Après avoir, comme il vient de l’indiquer et sans se dissimuler d’ailleurs son infériorité, ébauché ce poëme dans sa pensée, l’auteur se demanda quelle forme il lui donnerait. Selon lui, le poëme doit avoir la forme même du sujet. La règle : Neve minor, neu sit quinto, etc., n’a qu’une valeur secondaire à ses yeux. Les Grecs ne s’en doutaient pas, et les plus imposants chefs-d’œuvre de la tragédie proprement dite sont nés en dehors de cette prétendue loi. La loi véritable, la voici : tout ouvrage de l’esprit doit naître avec la coupe particulière et les divisions spéciales que lui donne logiquement l’idée qu’il renferme. Ici, ce que l’auteur voulait placer et peindre, au point culminant de son œuvre, entre Barberousse et Guanhumara, entre la Providence et la fatalité, c’était l’âme du vieux burgrave centenaire Job le Maudit, cette âme qui, arrivée au bord de la tombe, ne mêle plus à sa mélancolie incurable qu’un triple sentiment : la maison, l’Allemagne, la famille. Ces trois sentiments donnaient à l’ouvrage sa division naturelle. L’auteur résolut donc de composer son drame en trois parties. Et, en effet, si l’on veut bien remplacer un moment en esprit les titres actuels de ces trois actes, lesquels n’en expriment que le fait extérieur, par des titres plus métaphysiques qui en révéleraient la pensée intérieure, on verra que chacune de ces trois parties correspond à l’un des trois sentiments fondamentaux du vieux chevalier allemand : maison, Allemagne, famille. La première partie pourrait être intitulée l’Hospitalité ; la deuxième, la Patrie ; la troisième, la Paternité.

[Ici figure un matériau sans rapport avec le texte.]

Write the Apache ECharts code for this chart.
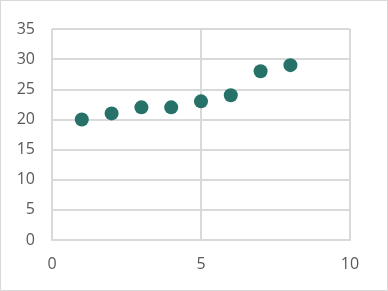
<!DOCTYPE html>
<html><head><meta charset="utf-8">
<script src="https://cdn.jsdelivr.net/npm/echarts@6/dist/echarts.min.js"></script>
<style>html,body{margin:0;padding:0;background:#fff;}#c{width:388px;height:291px;box-sizing:border-box;border:1px solid #d9d9d9;}</style>
</head><body><div id="c"></div>
<script>
const xValues = [1, 2, 3, 4, 5, 6, 7, 8];
const yValues = [20, 21, 22, 22, 23, 24, 28, 29];
const chart = echarts.init(document.getElementById('c'), null, {renderer:'canvas'});
const lbl = {color:'#595959', fontSize:16, fontFamily:'Open Sans, Liberation Sans, sans-serif'};
chart.setOption({
  animation:false,
  grid:{left:51, top:28, right:37, bottom:50, containLabel:false},
  xAxis:{type:'value', min:0, max:10, interval:5,
    axisLine:{show:true, onZero:false, lineStyle:{color:'#d9d9d9', width:2}},
    axisTick:{show:false},
    splitLine:{show:true, lineStyle:{color:'#d9d9d9', width:2}},
    axisLabel:Object.assign({margin:16}, lbl)},
  yAxis:{type:'value', min:0, max:35, interval:5,
    axisLine:{show:false}, axisTick:{show:false},
    splitLine:{show:true, lineStyle:{color:'#d9d9d9', width:2}},
    axisLabel:Object.assign({margin:17}, lbl)},
  series:[{type:'scatter', symbolSize:14,
    itemStyle:{color:'#267268', opacity:1},
    data:xValues.map((x,i)=>[x, yValues[i]])}]
});
</script></body></html>
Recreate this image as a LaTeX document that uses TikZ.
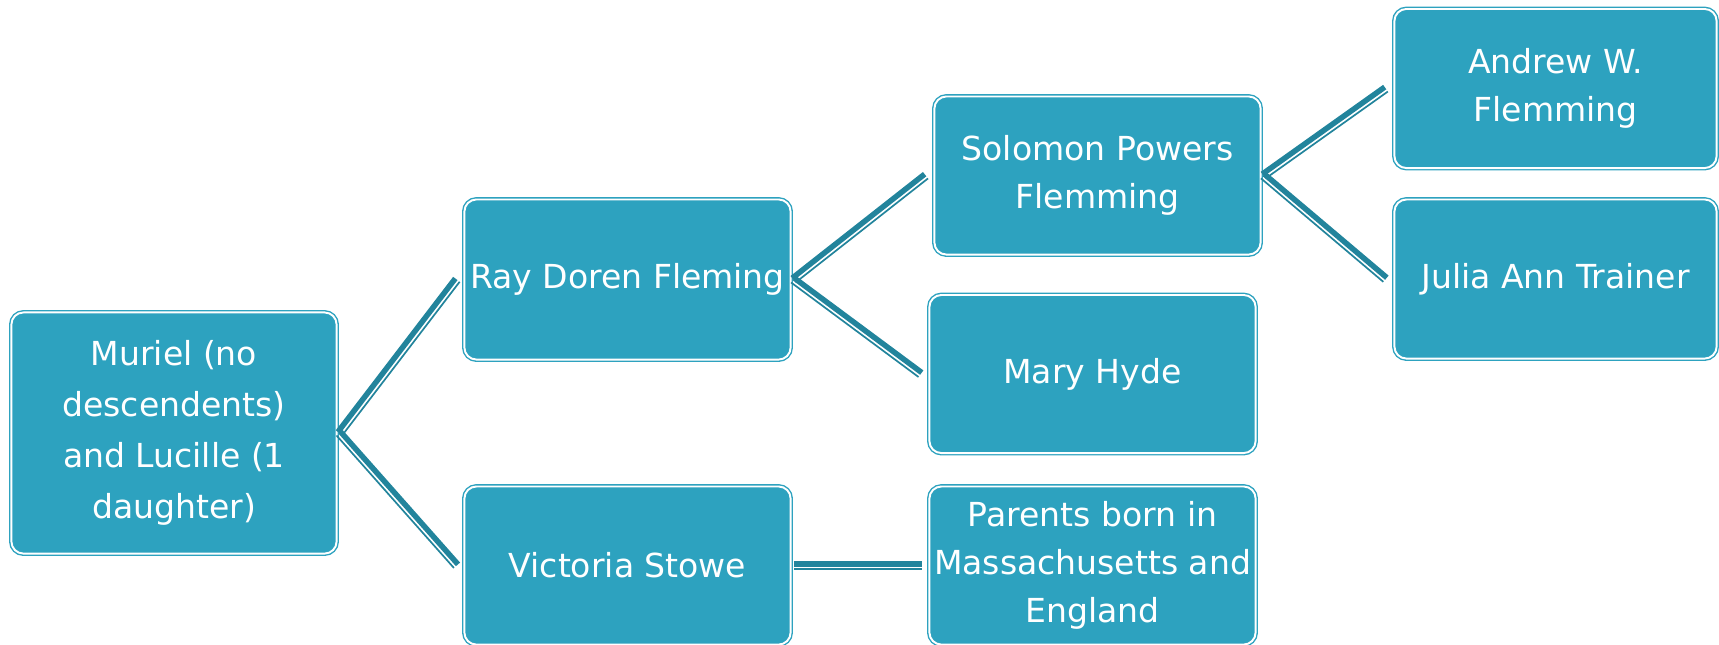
\documentclass[tikz,border=0pt]{standalone}
\usepackage{fontspec}
\setmainfont{DejaVu Sans}
\usetikzlibrary{calc}
\definecolor{boxc}{HTML}{2DA2BF}
\definecolor{linec}{HTML}{22849C}
\newcommand\conn[2]{%
  \draw[linec, line width=0.055cm] ($(#1)!0.0175cm!90:(#2)$) -- ($(#2)!0.0175cm!-90:(#1)$);
  \draw[linec, line width=0.017cm] ($(#1)!0.037cm!-90:(#2)$) -- ($(#2)!0.037cm!90:(#1)$);
}
\begin{document}
\begin{tikzpicture}[x=0.01cm,y=-0.01cm,
  person/.style={rectangle, rounded corners=0.12cm, fill=boxc, draw=boxc,
    double=white, double distance=0.55pt, line width=0.4pt, text=white,
    font=\fontsize{9.4}{13.6}\selectfont, align=center, inner sep=0pt},
  ]
\useasboundingbox (0,0) rectangle (1719,644);
\node[person, minimum width=3.25cm, minimum height=2.41cm,
  font=\fontsize{9.4}{14.5}\selectfont] (mur) at (174,433)
  {Muriel (no\\descendents)\\and Lucille (1\\daughter)};
\node[person, minimum width=3.26cm, minimum height=1.60cm] (ray) at (627.5,279.5) {Ray Doren Fleming};
\node[person, minimum width=3.26cm, minimum height=1.58cm] (vic) at (627.5,565.5) {Victoria Stowe};
\node[person, minimum width=3.26cm, minimum height=1.58cm] (sol) at (1097.5,175.5) {Solomon Powers\\Flemming};
\node[person, minimum width=3.26cm, minimum height=1.58cm] (mary) at (1092.5,374) {Mary Hyde};
\node[person, minimum width=3.26cm, minimum height=1.58cm] (par) at (1092.5,565.5) {Parents born in\\Massachusetts and\\England};
\node[person, minimum width=3.22cm, minimum height=1.59cm] (and) at (1555.5,88.5) {Andrew W.\\Flemming};
\node[person, minimum width=3.22cm, minimum height=1.59cm] (jul) at (1555.5,279) {Julia Ann Trainer};

\coordinate (murA) at ($(mur.east)+(2,0)$);
\coordinate (rayA) at ($(ray.east)+(2,0)$);
\coordinate (solA) at ($(sol.east)+(2,0)$);
\coordinate (vicA) at ($(vic.east)+(3,0)$);
\coordinate (rayB) at ($(ray.west)+(-7,0)$);
\coordinate (vicB) at ($(vic.west)+(-7,0)$);
\coordinate (solB) at ($(sol.west)+(-8,0)$);
\coordinate (maryB) at ($(mary.west)+(-8,0)$);
\coordinate (parB) at ($(par.west)+(-7,0)$);
\coordinate (andB) at ($(and.west)+(-8,0)$);
\coordinate (julB) at ($(jul.west)+(-8,0)$);

\conn{murA}{rayB}
\conn{murA}{vicB}
\conn{rayA}{solB}
\conn{rayA}{maryB}
\conn{solA}{andB}
\conn{solA}{julB}
\conn{vicA}{parB}
\end{tikzpicture}
\end{document}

La division et la forme du drame une fois arrêtées, l’auteur résolut d’écrire sur le frontispice de l’œuvre, quand elle serait terminée, le mot trilogie. Ici, comme ailleurs, trilogie signifie seulement et essentiellement poème en trois chants, ou drame en trois actes. Seulement, en l’employant, l’auteur voulait réveiller un grand souvenir, glorifier autant qu’il en était en lui, par ce tacite hommage, le vieux poëte de l’Orestie qui, méconnu de ses contemporains, disait avec une tristesse fière : Je consacre mes œuvres au temps ; et aussi peut-être indiquer au public, par ce rapprochement bien redoutable d’ailleurs, que ce que le grand Eschyle avait fait pour les titans, il osait, lui, poëte malheureusement trop au-dessous de cette magnifique tâche, essayer de le faire pour les burgraves.

Du reste, le public et la presse, cette voix du public, lui ont généreusement tenu compte, non du talent, mais de l’intention. Chaque jour cette foule sympathique et intelligente qui accourt si volontiers au glorieux théâtre de Corneille et de Molière vient chercher dans cet ouvrage, non ce que l’auteur y a mis, mais ce qu’il a du moins tenté d’y mettre.